Last year, the SEC staff began drafting new rules regarding enhanced listing standards for U.S. securities exchanges in response to recommendations from the President’s Working Group on Financial Markets contained in its Report on Protecting United States Investors from Significant Risks from Chinese Companies (Report) that was issued on July 24, 2020. Aligned with the mandate of the HFCAA, the Report recommended that the PCAOB have access to the work papers of the principal audit firm of a reporting issuer as a condition to such reporting issuer’s initial and continued listing on a U.S. securities exchange. If a reporting issuer is unable to satisfy this audit requirement due to local law preventing the PCAOB inspection of its auditor, the Report suggests that it could satisfy this audit standard by having a co-audit from an auditor with comparable resources and experience where the PCAOB determines it has sufficient access to conduct an appropriate and thorough inspection of the co-audit firm. To reduce market disruption, the Report stated that new listing standards addressing this recommendation could provide for a transition period until January 1, 2022 for reporting issuers from non-compliant jurisdictions, such as China, to become compliant. Any new listing standards issued in response to this recommendation would apply immediately to new reporting issuers.


In an effort to harmonize any new rules promulgated in response to the Report and the new rules required under the HFCAA, former SEC Chairperson Jay Clayton stated on December 18, 2020 that “because of the substantial overlap between the staff’s proposal and the Act [HFCAA], I have directed the staff to consider providing a single consolidated proposal for the Commission’s consideration on issues related to the PCAOB’s access to audit work papers, exchange listing standards, and trading prohibitions.
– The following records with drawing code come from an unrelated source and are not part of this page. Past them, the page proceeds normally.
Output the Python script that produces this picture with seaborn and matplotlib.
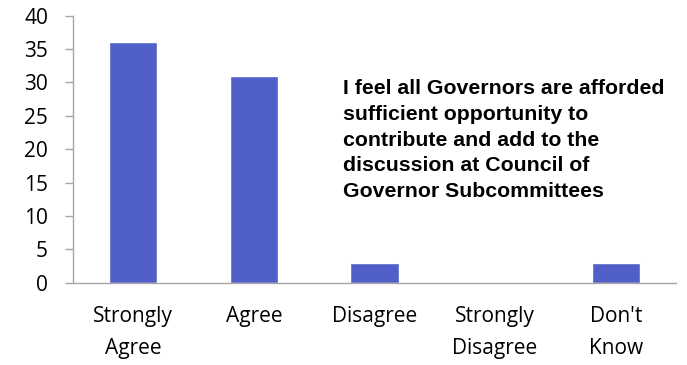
import matplotlib
matplotlib.use("Agg")
import matplotlib.pyplot as plt
import seaborn as sns
import pandas as pd

categories = ["Strongly\nAgree", "Agree", "Disagree", "Strongly\nDisagree", "Don't\nKnow"]
counts = [36, 31, 3, 0, 3]
y_ticks = [0, 5, 10, 15, 20, 25, 30, 35, 40]
title_text = ("I feel all Governors are afforded\nsufficient opportunity to\n"
              "contribute and add to the\ndiscussion at Council of\nGovernor Subcommittees")

sns.set_theme(style="white")
plt.rcParams["font.family"] = ["Open Sans", "DejaVu Sans"]

df = pd.DataFrame({"category": categories, "count": counts})

fig = plt.figure(figsize=(6.87, 3.65), dpi=100)
ax = fig.add_axes([73 / 687, 1 - 282.7 / 365, (676 - 73) / 687, (282.7 - 15.7) / 365])

sns.barplot(data=df, x="category", y="count", color="#5060c8", saturation=1,
            width=0.4, ax=ax)

ax.set_ylim(0, 40)
ax.set_xlim(-0.5, len(categories) - 0.5)
ax.set_yticks(y_ticks)
ax.set_xlabel("")
ax.set_ylabel("")

axis_grey = "#a6a6a6"
for side in ["top", "right"]:
    ax.spines[side].set_visible(False)
for side in ["left", "bottom"]:
    ax.spines[side].set_color(axis_grey)
    ax.spines[side].set_linewidth(1.0)

# category boundary ticks on the x axis
ax.set_xticks([i + 0.5 for i in range(-1, len(categories))], minor=True)
ax.tick_params(axis="x", which="minor", length=6, width=1, color=axis_grey, direction="out")
ax.tick_params(axis="x", which="major", length=0, labelsize=15, pad=17,
               labelcolor="#000000")
ax.tick_params(axis="y", length=6, width=1, color=axis_grey, direction="out",
               labelsize=15, pad=12, labelcolor="#000000")
ax.tick_params(left=True, bottom=True)
for lbl in ax.get_xticklabels():
    lbl.set_linespacing(1.65)

ax.text(343 / 687, 1 - 79 / 365, title_text, transform=fig.transFigure,
        ha="left", va="top", fontsize=15.3, fontweight="bold",
        family=["Liberation Sans", "DejaVu Sans"], linespacing=1.45, color="#000000")

fig.savefig("out.png", dpi=100)
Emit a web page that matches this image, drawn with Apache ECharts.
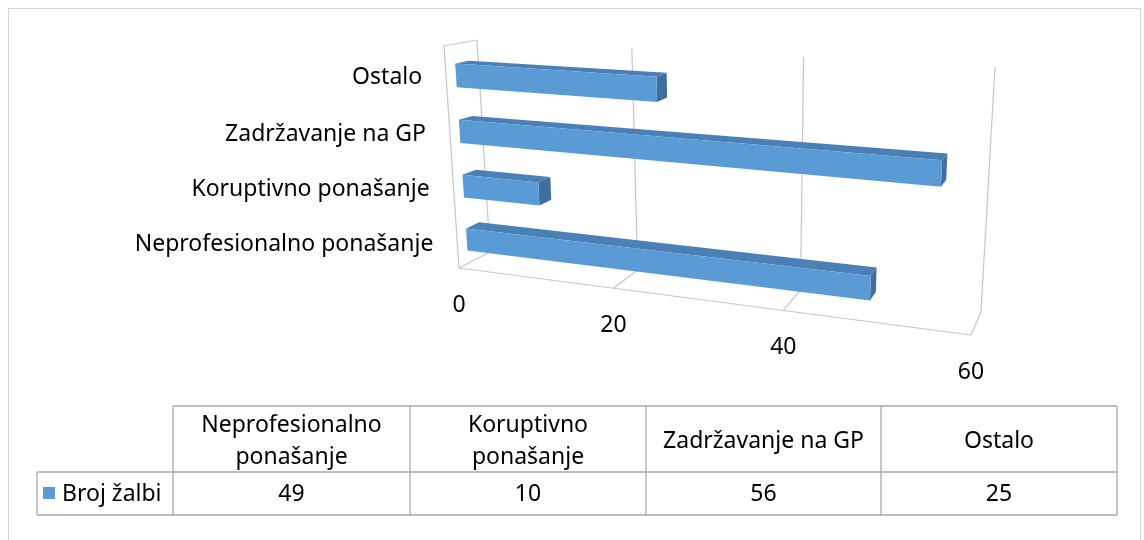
<!DOCTYPE html>
<html>
<head>
<meta charset="utf-8">
<script src="https://cdn.jsdelivr.net/npm/echarts@6/dist/echarts.min.js"></script>
<style>
html, body { margin: 0; padding: 0; background: #fff; }
#chart { width: 1144px; height: 540px; }
</style>
</head>
<body>
<div id="chart"></div>
<script>
// data
var categories = ['Neprofesionalno ponašanje', 'Koruptivno ponašanje', 'Zadržavanje na GP', 'Ostalo'];
var values = [49, 10, 56, 25];
var seriesName = 'Broj žalbi';
var valueTicks = [0, 20, 40, 60];
var headerLines = [['Neprofesionalno', 'ponašanje'], ['Koruptivno', 'ponašanje'], ['Zadržavanje na GP'], ['Ostalo']];

var FONT = '"Noto Sans", sans-serif';
var FS = 23;
var gridColor = '#c6c6c6';

/* perspective box: back wall and front plane corners (TL, TR, BR, BL) */
var backQuad = [[477, 40], [995, 67], [981, 312], [490, 252]];
var frontQuad = [[444, 46], [983, 80], [971, 335], [459, 268]];
var D1 = 0.30, D2 = 0.72;   // bar front / back depth
var V_SHIFT = 0.012;

function homography(q) {
    var x0 = q[0][0], y0 = q[0][1], x1 = q[1][0], y1 = q[1][1];
    var x2 = q[2][0], y2 = q[2][1], x3 = q[3][0], y3 = q[3][1];
    var dx1 = x1 - x2, dx2 = x3 - x2, dx3 = x0 - x1 + x2 - x3;
    var dy1 = y1 - y2, dy2 = y3 - y2, dy3 = y0 - y1 + y2 - y3;
    var den = dx1 * dy2 - dx2 * dy1;
    var g = (dx3 * dy2 - dx2 * dy3) / den;
    var h = (dx1 * dy3 - dx3 * dy1) / den;
    var a = x1 - x0 + g * x1, b = x3 - x0 + h * x3, c = x0;
    var d = y1 - y0 + g * y1, e = y3 - y0 + h * y3, f = y0;
    return function (u, v) {
        var w = g * u + h * v + 1;
        return [(a * u + b * v + c) / w, (d * u + e * v + f) / w];
    };
}
var Hb = homography(backQuad);
var Hf = homography(frontQuad);

function proj(t, v, dep) {
    var p = Hf(t, v), q = Hb(t, v);
    return [p[0] + (q[0] - p[0]) * dep, p[1] + (q[1] - p[1]) * dep];
}

function seg(a, b) {
    return {
        type: 'line',
        shape: { x1: a[0], y1: a[1], x2: b[0], y2: b[1] },
        style: { stroke: gridColor, lineWidth: 1.2 }
    };
}

function renderGrid(params, api) {
    var cs = params.coordSys;
    var p = api.coord([api.value(0), 0]);
    var t = (p[0] - cs.x) / cs.width;
    var kids = [];
    kids.push(seg(proj(t, 0, 1), proj(t, 1, 1)));   // back wall line
    kids.push(seg(proj(t, 1, 1), proj(t, 1, 0)));   // floor line
    if (params.dataIndex === 0) {
        kids.push(seg(proj(0, 0, 0), proj(0, 1, 0)));
        kids.push(seg(proj(0, 0, 0), proj(0, 0, 1)));
        kids.push(seg(proj(0, 1, 0), proj(1, 1, 0)));
    }
    var lp = proj(t, 1, 0);
    kids.push({
        type: 'text',
        x: lp[0], y: lp[1] + 37,
        style: {
            text: String(api.value(0)), fill: '#000', font: FS + 'px ' + FONT,
            align: 'center', verticalAlign: 'middle'
        }
    });
    return { type: 'group', children: kids };
}

function poly(pts, color) {
    return { type: 'polygon', shape: { points: pts }, style: { fill: color } };
}

function renderBars(params, api) {
    var cs = params.coordSys;
    var val = api.value(0), idx = api.value(1);
    var p0 = api.coord([0, idx]), p1 = api.coord([val, idx]);
    var t0 = (p0[0] - cs.x) / cs.width, t1 = (p1[0] - cs.x) / cs.width;
    var vc = (p0[1] - cs.y) / cs.height + V_SHIFT;
    var hv = api.size([0, 1])[1] * 0.42 / 2 / cs.height;
    var vt = vc - hv, vb = vc + hv;
    var lp = proj(0, vc, 0);
    return {
        type: 'group',
        children: [
            poly([proj(t0, vt, D1), proj(t1, vt, D1), proj(t1, vt, D2), proj(t0, vt, D2)], '#4a80b6'),
            poly([proj(t1, vt, D1), proj(t1, vt, D2), proj(t1, vb, D2), proj(t1, vb, D1)], '#3f6f9d'),
            poly([proj(t0, vt, D1), proj(t1, vt, D1), proj(t1, vb, D1), proj(t0, vb, D1)], '#5b9bd5'),
            {
                type: 'text',
                x: lp[0] - 24, y: lp[1],
                style: {
                    text: categories[idx], fill: '#000', font: FS + 'px ' + FONT,
                    align: 'right', verticalAlign: 'middle'
                }
            }
        ]
    };
}

/* data table below the chart */
var colX = [173, 410, 646, 881, 1117];
var legendX = 37;
var rowY = [406, 472, 515];
var tableColor = '#a9a9a9';

function tline(x1, y1, x2, y2) {
    return { type: 'line', shape: { x1: x1, y1: y1, x2: x2, y2: y2 }, style: { stroke: tableColor, lineWidth: 1.3 } };
}

var graphics = [];
graphics.push({ type: 'rect', shape: { x: 8.5, y: 8.5, width: 1132, height: 540 }, style: { fill: 'none', stroke: '#d4d4d4', lineWidth: 1 } });
graphics.push(tline(colX[0], rowY[0], colX[4], rowY[0]));
graphics.push(tline(legendX, rowY[1], colX[4], rowY[1]));
graphics.push(tline(legendX, rowY[2], colX[4], rowY[2]));
graphics.push(tline(legendX, rowY[1], legendX, rowY[2]));
for (var i = 0; i < colX.length; i++) {
    graphics.push(tline(colX[i], rowY[0], colX[i], rowY[2]));
}
for (var i = 0; i < categories.length; i++) {
    var cx = (colX[i] + colX[i + 1]) / 2;
    graphics.push({
        type: 'text', x: cx, y: (rowY[0] + rowY[1]) / 2 + 2,
        style: {
            text: headerLines[i].join('\n'), fill: '#000', font: FS + 'px ' + FONT,
            lineHeight: 32, align: 'center', verticalAlign: 'middle'
        }
    });
    graphics.push({
        type: 'text', x: cx, y: (rowY[1] + rowY[2]) / 2 + 1,
        style: {
            text: String(values[i]), fill: '#000', font: FS + 'px ' + FONT,
            align: 'center', verticalAlign: 'middle'
        }
    });
}
graphics.push({ type: 'rect', shape: { x: 43, y: 487, width: 12, height: 12 }, style: { fill: '#5b9bd5' } });
graphics.push({
    type: 'text', x: 62, y: (rowY[1] + rowY[2]) / 2 + 1,
    style: { text: seriesName, fill: '#000', font: FS + 'px ' + FONT, align: 'left', verticalAlign: 'middle' }
});

var chart = echarts.init(document.getElementById('chart'), null, { renderer: 'canvas' });
var option = {
    animation: false,
    grid: { left: 477, top: 40, width: 518, height: 212 },
    xAxis: { type: 'value', min: 0, max: 60, interval: 20, show: false },
    yAxis: { type: 'category', data: categories, show: false },
    graphic: graphics,
    series: [
        {
            type: 'custom',
            name: 'grid',
            coordinateSystem: 'cartesian2d',
            renderItem: renderGrid,
            data: valueTicks.map(function (v) { return [v, 0]; }),
            clip: false,
            silent: true,
            z: 1
        },
        {
            type: 'custom',
            name: seriesName,
            coordinateSystem: 'cartesian2d',
            renderItem: renderBars,
            data: values.map(function (v, i) { return [v, i]; }),
            clip: false,
            z: 2
        }
    ]
};
chart.setOption(option);
</script>
</body>
</html>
I have also asked the staff to consider additional issues relating to the Act’s implementation, including how the Act’s disclosure requirements can be implemented expeditiously and how any actual or perceived uncertainty can be addressed in a manner consistent with congressional intent as well as investor protection and the fair and orderly operation of our markets.”


Recent Market Activities Related to the HFCAA & the Delisting of Certain Chinese Issuers


On November 12, 2020, then-President Trump signed Executive Order 13959 (Executive Order) which prohibited U.S. companies and individuals from investing – either by purchasing publicly traded securities or holding securities through investment funds – in certain Chinese companies designated by the U.S. Department of Defense as supporting China’s military. On January 13, 2021, then-President Trump amended the Executive Order to clarify that all U.S. companies and individuals who held any securities as of January 11, 2021 in such identified Chinese companies must divest their holdings by November 11, 2021. This amendment to the Executive Order further stated that if the U.S. Department of Defense designates additional Chinese companies pursuant to the Executive Order, then U.S. investors will have 365 days from the date of each such designation to divest all of their holdings in such companies.
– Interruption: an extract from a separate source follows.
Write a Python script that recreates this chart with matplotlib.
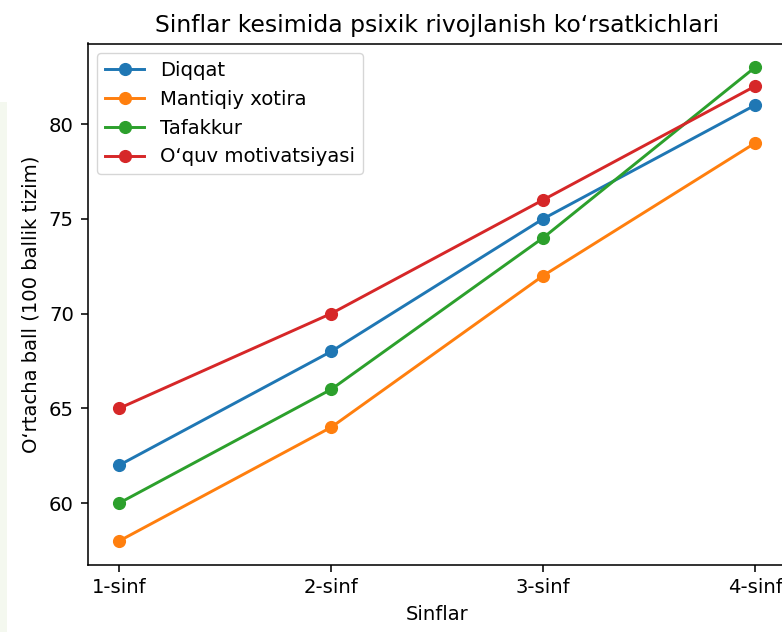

In connection with the Executive Order, the New York Stock Exchange (NYSE) announced on December 31, 2020 that it was delisting the American Depositary Shares (ADSs) of three Chinese telecommunication operators: China Telecom Corporation Limited, China Mobile Limited, and China Unicom (Hong Kong) Limited. On January 4, 2021, the NYSE reversed course, stating that it would no longer delist these issuers’ ADSs after “further consultation with relevant regulatory authorities in connection with U.S. Department of the Treasury’s Office of Foreign Assets Control (OFAC)”. Then, on January 6, 2021, the NYSE announced that it would, in fact, proceed with delisting the ADSs of all three issuers after further consultation with the U.S. Department of the Treasury. The delisting of the ADSs of each of the targeted companies was effective before the open of trading on January 11, 2021. Subsequently, the NYSE announced on February 26, 2021 that it was delisting the ADSs of CNOOC Limited, China’s largest offshore oil producer, before the open of trading on March 9, 2021. The NYSE cited both the Executive Order and updated guidance from OFAC that prompted its action against the CNOOC Limited ADSs.


Conclusion


It is unknown how SEC-reporting issuers – especially Chinese SEC-reporting issuers – will respond to the HFCAA and the new rules issued by the SEC. On January 18, 2021, then-President-Elect Biden nominated Gary Gensler to be the next SEC Chairperson. If his nomination is confirmed by the U.S. Senate, it remains to be seen if he will focus regulatory efforts on the priorities outlined by the Report in tandem with promulgating the rules and regulations mandated by the HFCAA, or if the SEC and the Biden Administration will take a more conciliatory approach towards China and wait to gauge the full effect of the HFCAA on U.S. capital markets. Based on the recent action taken by the NYSE against CNOOC, it appears that the Biden Administration will not only continue to maintain pressure on Chinese issuers to ensure their compliance with U.S. regulations, but that it will continue to require adherence to the Executive Order.


In recent years, U.S. capital markets have provided a reliable and popular source of capital for numerous Chinese companies. Certain Chinese reporting issuers which were initially single-listed in the U.S. have subsequently listed their shares on non-U.S. securities exchanges, presumably as a hedge in response to the potential consequences of non-compliance with the HFCAA. It remains to be seen if Chinese issuers will continue to list on non-U.S. securities exchanges, if they will initiate going-private transactions in order to delist from U.S. securities exchanges completely, or if they will lobby the Chinese government to find a workable solution that would enable compliance with the HFCAA and, thus, maintain their listings on U.S. securities exchanges and access to U.S. capital markets. Another variable is the impact the new rules Chinese authorities passed on January 9, 2021 – presumably in response to the HFCAA – that prohibit Chinese companies and citizens from complying with non-Chinese regulations that they deem “unjustified”. These new rules require Chinese companies subject to non-Chinese regulations to report to the Chinese State Council and allow Chinese citizens and companies to sue for compensation in Chinese courts if they incur losses as a result of such non-Chinese regulations. It is also unknown what effect the HFCAA will have on new SEC-reporting issuers that are considering listing on a U.S. securities exchange for the first time.


We will continue to monitor developments in this arena and will report on the new rules to be issued by the SEC as required by the HFCAA, along with other relevant developments occurring across the U.S. and international capital markets.